In America

Filmmaker Ava DuVernay uses a lens of legacy

Editor's note: This interview is part of In America's occasional series "How I Got Here," which looks at the life journeys of notable Americans.

By Alicia W. Stewart, CNN

(CNN) - Ava DuVernay this year became the first African-American woman to win a best directing award at the Sundance Film Festival. She won for "Middle of Nowhere," a drama about a young black woman named Ruby who puts her life on hold while her husband is in prison. The movie opened in theaters this month.

The former aspiring broadcast journalist-turned-publicist overcame fear and ridicule to become an independent filmmaker. Here's the story of how she got there:

CNN: What does it mean to be a black woman filmmaker in 2012?

Ava DuVernay: The films that I make are, you know, directly related to my gaze, which is specifically through the eyes of a black woman. So the framing of the shots in my films, the choices of music, the cadence and rhythm of the editing, all of that I’m very aware is coming through who I am, and I’m a sister.

In saying I’m a black woman; I include all the legacy of my family and all the people that I love.

CNN: You went from being a publicist in the entertainment industry to an acclaimed filmmaker. What drives you?

DuVernay: I think the only thing that drove me is just this idea of forward movement, like never to stay still. I think there’s something very powerful and something amazing to be said (for) momentum. That one thing leads to another.

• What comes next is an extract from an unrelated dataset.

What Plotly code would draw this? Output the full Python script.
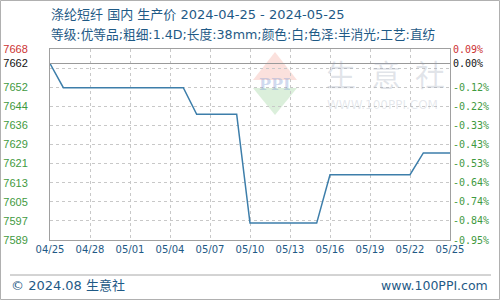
import plotly.graph_objects as go

# ---- data ----
dates = ["2024-04-25", "2024-04-26", "2024-04-27", "2024-04-28", "2024-04-29", "2024-04-30",
         "2024-05-01", "2024-05-02", "2024-05-03", "2024-05-04", "2024-05-05", "2024-05-06",
         "2024-05-07", "2024-05-08", "2024-05-09", "2024-05-10", "2024-05-11", "2024-05-12",
         "2024-05-13", "2024-05-14", "2024-05-15", "2024-05-16", "2024-05-17", "2024-05-18",
         "2024-05-19", "2024-05-20", "2024-05-21", "2024-05-22", "2024-05-23", "2024-05-24",
         "2024-05-25"]
prices = [7662, 7652, 7652, 7652, 7652, 7652, 7652, 7652, 7652, 7652, 7652,
          7641, 7641, 7641, 7641,
          7596, 7596, 7596, 7596, 7596, 7596,
          7616, 7616, 7616, 7616, 7616, 7616, 7616,
          7625, 7625, 7625]
base_price = 7662
y_range = [7589, 7668]
y_tickvals = [7668, 7662, 7660.1, 7652.2, 7644.3, 7636.4, 7628.5, 7620.6, 7612.7, 7604.8, 7596.9, 7589]
y_ticklabels = ["7668", "7662", "", "7652", "7644", "7636", "7629", "7621", "7613", "7605", "7597", "7589"]
pct_ticklabels = ["0.09%", "0.00%", "", "-0.12%", "-0.22%", "-0.33%", "-0.43%", "-0.53%",
                  "-0.64%", "-0.74%", "-0.84%", "-0.95%"]
x_range = ["2024-04-25", "2024-05-25"]

title_text = "涤纶短纤 国内 生产价 2024-04-25 - 2024-05-25"
subtitle_text = "等级:优等品;粗细:1.4D;长度:38mm;颜色:白;色泽:半消光;工艺:直纺"
footer_left = "© 2024.08 生意社"
footer_right = "www.100PPI.com"

# ---- styles ----
RED = "#cc3333"
GREEN = "#3f9a3f"
BLUE_TXT = "#1f5a86"
LINE = "#3d7eaa"
MIX = "DejaVu Sans, Noto Sans CJK SC"
CJK = "Noto Sans CJK SC"

def color_label(lbl, i):
    if lbl == "":
        return ""
    if i == 0:
        c = RED
    elif i == 1:
        c = "#111111"
    else:
        c = GREEN
    return f'<span style="color:{c}">{lbl}</span>'

left_text = [color_label(l, i) for i, l in enumerate(y_ticklabels)]
right_text = [color_label(l, i) for i, l in enumerate(pct_ticklabels)]

# layout geometry (pixels -> paper)
L, R, T, B = 50, 50, 49, 60
W, H = 500, 300
PW, PH = W - L - R, H - T - B

def px(x):
    return (x - L) / PW

def py(y):
    return (H - B - y) / PH

fig = go.Figure()
fig.add_trace(go.Scatter(x=dates, y=prices, mode="lines",
                         line=dict(color=LINE, width=1.5), hoverinfo="skip"))
fig.add_trace(go.Scatter(x=dates, y=prices, mode="lines", yaxis="y2",
                         line=dict(color="rgba(0,0,0,0)", width=0), hoverinfo="skip"))

fig.update_layout(
    width=W, height=H,
    margin=dict(l=L, r=R, t=T, b=B, pad=0, autoexpand=False),
    paper_bgcolor="white", plot_bgcolor="white",
    showlegend=False,
    xaxis=dict(
        type="date", range=x_range, tick0=x_range[0], dtick=3 * 86400000,
        tickformat="%m/%d", showgrid=True, gridcolor="#c8c8c8", griddash="dot", gridwidth=1,
        showline=True, linecolor="#a0a0a0", linewidth=1, mirror=True,
        ticks="", zeroline=False, automargin=False,
        tickfont=dict(family="DejaVu Sans", size=10, color=BLUE_TXT),
    ),
    yaxis=dict(
        range=y_range, tickmode="array", tickvals=y_tickvals, ticktext=left_text,
        showgrid=True, gridcolor="#c8c8c8", griddash="dot", gridwidth=1,
        showline=True, linecolor="#a0a0a0", linewidth=1, mirror=True,
        ticks="", zeroline=False, ticklabelstandoff=19, automargin=False,
        tickfont=dict(family="Liberation Sans", size=11, color=GREEN),
    ),
    yaxis2=dict(
        range=y_range, overlaying="y", side="right", tickmode="array",
        tickvals=y_tickvals, ticktext=right_text, showgrid=False, showline=False,
        ticks="", zeroline=False, ticklabelstandoff=2, automargin=False,
        tickfont=dict(family="DejaVu Sans Mono", size=10, color=GREEN),
    ),
)

shapes = []
# watermark diamond
shapes.append(dict(type="path", xref="paper", yref="paper", layer="below",
                   path=f"M {px(275)} {py(52)} L {px(297)} {py(80)} L {px(253)} {py(80)} Z",
                   fillcolor="rgba(235,120,100,0.22)", line=dict(width=0)))
shapes.append(dict(type="path", xref="paper", yref="paper", layer="below",
                   path=f"M {px(253)} {py(88)} L {px(297)} {py(88)} L {px(275)} {py(115)} Z",
                   fillcolor="rgba(110,190,110,0.25)", line=dict(width=0)))
# baseline at base price
shapes.append(dict(type="line", xref="paper", x0=0, x1=1, yref="y", y0=base_price, y1=base_price,
                   line=dict(color="#9a9a9a", width=1)))
# footer separator
shapes.append(dict(type="line", xref="paper", yref="paper", x0=px(10), x1=px(491),
                   y0=py(275), y1=py(275), line=dict(color="#a8a8a8", width=1)))
# outer border
shapes.append(dict(type="rect", xref="paper", yref="paper", x0=px(0.5), x1=px(499.5),
                   y0=py(299.5), y1=py(0.5), line=dict(color="#b0b0b0", width=1)))
fig.update_layout(shapes=shapes)

ann = []
ann.append(dict(text=title_text, xref="paper", yref="paper", x=px(49), y=py(15),
                xanchor="left", yanchor="middle", showarrow=False,
                font=dict(family=MIX, size=13, color=BLUE_TXT)))
ann.append(dict(text=subtitle_text, xref="paper", yref="paper", x=px(49), y=py(34),
                xanchor="left", yanchor="middle", showarrow=False,
                font=dict(family=MIX, size=12.7, color=BLUE_TXT)))
ann.append(dict(text=footer_left, xref="paper", yref="paper", x=px(9), y=py(285),
                xanchor="left", yanchor="middle", showarrow=False,
                font=dict(family=MIX, size=13, color=BLUE_TXT)))
ann.append(dict(text=footer_right, xref="paper", yref="paper", x=px(490), y=py(285),
                xanchor="right", yanchor="middle", showarrow=False,
                font=dict(family="DejaVu Sans", size=12.5, color=BLUE_TXT)))
# watermark text
ann.append(dict(text="<b>PPI</b>", xref="paper", yref="paper", x=px(275), y=py(84),
                xanchor="center", yanchor="middle", showarrow=False,
                font=dict(family="DejaVu Serif", size=16, color="rgba(120,150,210,0.35)")))
for ch, cx in zip(["生", "意", "社"], [341, 386, 430]):
    ann.append(dict(text=ch, xref="paper", yref="paper", x=px(cx), y=py(73),
                    xanchor="center", yanchor="middle", showarrow=False,
                    font=dict(family=CJK, size=30, color="rgba(150,160,180,0.28)")))
ann.append(dict(text="WWW.100PPI.COM", xref="paper", yref="paper", x=px(382), y=py(105),
                xanchor="center", yanchor="middle", showarrow=False,
                font=dict(family="DejaVu Sans", size=12, color="rgba(150,160,180,0.25)")))
fig.update_layout(annotations=ann)

fig.write_html("out.html")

I think when we sit too long in one place, we get stagnant, and if we just keep moving, even if we don’t know where we’re going, we’ll get somewhere.

CNN: Did you always want to be a filmmaker?

DuVernay: When I was young, I wanted to be a broadcast journalist. I wanted to be like Connie Chung.

Maybe in some ways, we kind of are truth-telling, trying to tell stories and news in a different way through the films, but after UCLA, I got an internship at CBS News with Dan Rather and Connie Chung. It was a huge, huge deal. I was on the O.J. Simpson unit. And I was so proud. I had my first little suit, showed up and they said: “OK, this is your assignment.” (They) handed me a package and inside the package was the address of one of the jurors. And they wanted me to sit outside that person’s house and look through the trash.

And I was like: You know, no. I’m not going to do this. So I didn’t. I started looking for another side of the news and fell into publicity. It allowed me to be close to journalists and work with the media but also connect journalists to artists and to films.

CNN: Where did you draw inspiration to become an artist?

DuVernay:  Definitely from my Aunt Denise who was the basis of my first film, “I Will Follow,” which is all about my relationship with her. She was an artist, and before she passed (away from breast cancer), I was her caregiver in her last years of life.

She was the one who made sure I watched “Masterpiece Theatre” and took me to plays and kind of gave me this gift of love of movies. I remember one rainy day at her apartment ... and she said, "Let's see what’s on TV.” They were playing “West Side Story.”  I watched this film and thought: I’ve never seen anything like this. Brown people dancing, the colors, the story. It was the first film I can remember seeing, and that was it. I was hooked.

CNN: What prepared you for where you are now?

DuVernay: I’m not sure what the preparation was except work, work, work, work, work. I think people want things, and they don’t work hard for them.

CNN: What challenges have you faced?

DuVernay: People who weren’t supportive. Times, years, stretches of years when (I) really didn’t feel like I had a voice that was worth hearing.

For me, as a publicist, I had a really great job, but I’d be on these film sets like in pain wanting to make my own. I’d be asked to work on movies that I thought were caricatures of us - as women, as black people. And you know, if you’re an artist, passionate about a certain thing, it becomes painful for you not to do that.

So for a lot of years, I just didn’t. I would drive home from these sets, depressed. ... For me, it was just really about pushing through all (the) fear, which is really all it was, what people would think, fear of failure, just giving it a try.

CNN: What do you want everyone to know about you?

DuVernay: I’m very sensitive. I run multiple businesses, and I’m a director, but I am very sensitive to the people (who) are in my life and have high expectations of them and of me.

And I love movies. Not just to make them. I love to watch them. I love to talk about them. I love to see old ones. I love to talk about new ones. I love to break them down. I love to talk to people who love movies. My favorite thing to ask people is, “What’s your favorite movie?”

CNN: What do you believe in?

DuVernay: Oh, my gosh. I believe in love. I believe in love very strongly. When I say my prayers, I don’t pray to God. I pray to love because I think it’s the same thing.

CNN: What helps you move forward?

DuVernay: That’s a tough one. Maybe "be not afraid.” That’s a little thing I say to myself a lot. And it helps me move forward.